PROBLEM ▸ Extract each line bearing the word "with".

MATERIAL ▸
┏━━

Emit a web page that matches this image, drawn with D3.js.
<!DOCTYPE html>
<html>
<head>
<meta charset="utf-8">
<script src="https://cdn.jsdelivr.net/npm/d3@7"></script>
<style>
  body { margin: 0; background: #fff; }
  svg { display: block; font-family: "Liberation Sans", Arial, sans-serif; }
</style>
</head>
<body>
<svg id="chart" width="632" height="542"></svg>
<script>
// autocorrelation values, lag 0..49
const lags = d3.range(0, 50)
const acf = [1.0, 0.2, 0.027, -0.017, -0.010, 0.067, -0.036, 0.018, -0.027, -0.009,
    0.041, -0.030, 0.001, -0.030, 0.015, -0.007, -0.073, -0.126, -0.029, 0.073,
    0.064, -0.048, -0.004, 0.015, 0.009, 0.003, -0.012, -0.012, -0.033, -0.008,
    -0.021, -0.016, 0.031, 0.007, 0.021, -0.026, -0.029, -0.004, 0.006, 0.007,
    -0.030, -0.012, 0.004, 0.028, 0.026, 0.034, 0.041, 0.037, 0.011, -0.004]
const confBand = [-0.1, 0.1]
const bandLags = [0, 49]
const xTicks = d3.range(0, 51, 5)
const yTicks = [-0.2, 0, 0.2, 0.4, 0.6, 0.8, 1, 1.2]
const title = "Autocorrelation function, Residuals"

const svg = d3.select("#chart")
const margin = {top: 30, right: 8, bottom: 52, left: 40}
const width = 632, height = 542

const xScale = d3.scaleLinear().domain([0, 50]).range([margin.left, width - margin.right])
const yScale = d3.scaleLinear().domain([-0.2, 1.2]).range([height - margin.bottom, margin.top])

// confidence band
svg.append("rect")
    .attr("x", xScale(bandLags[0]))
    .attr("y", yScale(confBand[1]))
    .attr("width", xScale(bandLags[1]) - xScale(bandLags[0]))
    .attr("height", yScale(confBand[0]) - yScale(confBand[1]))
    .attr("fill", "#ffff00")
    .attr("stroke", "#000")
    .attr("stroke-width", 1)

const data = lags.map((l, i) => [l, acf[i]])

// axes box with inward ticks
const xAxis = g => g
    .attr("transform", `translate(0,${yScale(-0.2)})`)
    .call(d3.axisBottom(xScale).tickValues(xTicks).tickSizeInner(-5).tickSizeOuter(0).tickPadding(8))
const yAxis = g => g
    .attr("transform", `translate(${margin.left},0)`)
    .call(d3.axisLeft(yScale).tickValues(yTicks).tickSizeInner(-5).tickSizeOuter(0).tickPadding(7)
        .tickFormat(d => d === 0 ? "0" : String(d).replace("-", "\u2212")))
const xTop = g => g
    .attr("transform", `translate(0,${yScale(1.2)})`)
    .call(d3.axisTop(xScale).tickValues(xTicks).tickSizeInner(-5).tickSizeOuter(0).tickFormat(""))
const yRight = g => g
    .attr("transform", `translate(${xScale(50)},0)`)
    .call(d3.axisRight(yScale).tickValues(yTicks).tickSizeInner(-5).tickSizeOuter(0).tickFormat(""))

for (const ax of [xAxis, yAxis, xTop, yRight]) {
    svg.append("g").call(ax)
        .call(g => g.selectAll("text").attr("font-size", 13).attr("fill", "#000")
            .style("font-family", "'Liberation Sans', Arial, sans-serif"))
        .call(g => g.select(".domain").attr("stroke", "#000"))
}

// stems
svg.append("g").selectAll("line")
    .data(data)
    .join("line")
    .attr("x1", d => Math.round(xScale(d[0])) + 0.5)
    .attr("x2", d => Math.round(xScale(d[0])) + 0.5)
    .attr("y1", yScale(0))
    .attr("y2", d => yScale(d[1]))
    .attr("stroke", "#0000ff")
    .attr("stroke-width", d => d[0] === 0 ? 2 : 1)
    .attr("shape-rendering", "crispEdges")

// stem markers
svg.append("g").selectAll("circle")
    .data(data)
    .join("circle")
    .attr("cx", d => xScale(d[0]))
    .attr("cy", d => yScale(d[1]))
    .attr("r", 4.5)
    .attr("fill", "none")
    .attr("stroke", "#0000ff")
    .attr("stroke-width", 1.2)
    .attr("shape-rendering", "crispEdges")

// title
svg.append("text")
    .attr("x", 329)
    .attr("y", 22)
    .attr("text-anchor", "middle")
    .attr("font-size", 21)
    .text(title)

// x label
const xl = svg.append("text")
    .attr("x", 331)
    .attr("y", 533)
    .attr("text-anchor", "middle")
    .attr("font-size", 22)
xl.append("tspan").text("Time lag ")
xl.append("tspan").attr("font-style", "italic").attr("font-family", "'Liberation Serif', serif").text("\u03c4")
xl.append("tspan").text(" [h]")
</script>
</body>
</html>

┗━━
┏━━

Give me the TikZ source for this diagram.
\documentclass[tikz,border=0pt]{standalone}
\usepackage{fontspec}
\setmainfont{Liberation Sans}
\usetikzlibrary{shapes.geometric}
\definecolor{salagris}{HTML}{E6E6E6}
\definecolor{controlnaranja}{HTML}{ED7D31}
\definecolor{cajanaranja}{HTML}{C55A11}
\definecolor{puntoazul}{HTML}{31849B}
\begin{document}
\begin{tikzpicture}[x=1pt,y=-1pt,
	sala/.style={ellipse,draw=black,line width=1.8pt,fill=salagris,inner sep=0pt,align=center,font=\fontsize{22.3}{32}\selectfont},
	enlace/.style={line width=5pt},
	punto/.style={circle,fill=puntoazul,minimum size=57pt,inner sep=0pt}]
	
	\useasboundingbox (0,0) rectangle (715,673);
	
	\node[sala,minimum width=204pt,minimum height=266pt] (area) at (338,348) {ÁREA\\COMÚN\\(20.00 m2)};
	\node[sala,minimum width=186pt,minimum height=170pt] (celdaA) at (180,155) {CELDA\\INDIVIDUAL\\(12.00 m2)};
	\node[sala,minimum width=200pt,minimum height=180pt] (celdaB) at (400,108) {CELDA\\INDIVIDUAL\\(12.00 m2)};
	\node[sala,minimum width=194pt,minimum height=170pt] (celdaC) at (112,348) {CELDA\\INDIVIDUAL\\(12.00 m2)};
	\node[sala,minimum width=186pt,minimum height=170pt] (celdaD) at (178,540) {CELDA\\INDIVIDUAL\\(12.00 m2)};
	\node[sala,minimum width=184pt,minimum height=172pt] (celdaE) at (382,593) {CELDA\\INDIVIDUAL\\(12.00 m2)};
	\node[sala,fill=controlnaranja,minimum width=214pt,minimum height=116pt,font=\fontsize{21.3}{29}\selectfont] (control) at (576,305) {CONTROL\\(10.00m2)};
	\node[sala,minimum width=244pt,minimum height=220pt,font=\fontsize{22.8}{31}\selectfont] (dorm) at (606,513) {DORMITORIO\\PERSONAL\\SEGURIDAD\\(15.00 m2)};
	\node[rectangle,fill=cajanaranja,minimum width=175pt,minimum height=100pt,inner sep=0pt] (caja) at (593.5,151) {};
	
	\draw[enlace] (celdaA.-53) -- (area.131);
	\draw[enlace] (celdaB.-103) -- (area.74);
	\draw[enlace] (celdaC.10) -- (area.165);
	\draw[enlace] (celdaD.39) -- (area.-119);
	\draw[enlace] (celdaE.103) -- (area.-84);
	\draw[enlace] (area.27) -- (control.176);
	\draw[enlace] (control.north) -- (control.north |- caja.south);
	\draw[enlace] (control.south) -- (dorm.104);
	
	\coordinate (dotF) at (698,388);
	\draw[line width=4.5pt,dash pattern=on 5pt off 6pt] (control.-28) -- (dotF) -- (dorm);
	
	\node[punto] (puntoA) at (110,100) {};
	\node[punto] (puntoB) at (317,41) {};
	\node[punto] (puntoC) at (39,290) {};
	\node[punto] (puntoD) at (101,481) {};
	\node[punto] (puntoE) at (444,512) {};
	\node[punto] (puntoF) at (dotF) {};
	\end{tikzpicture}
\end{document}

┗━━

THE COMPLETED TASK ▸
Emit a web page that matches this image, drawn with D3.js.
// axes box with inward ticks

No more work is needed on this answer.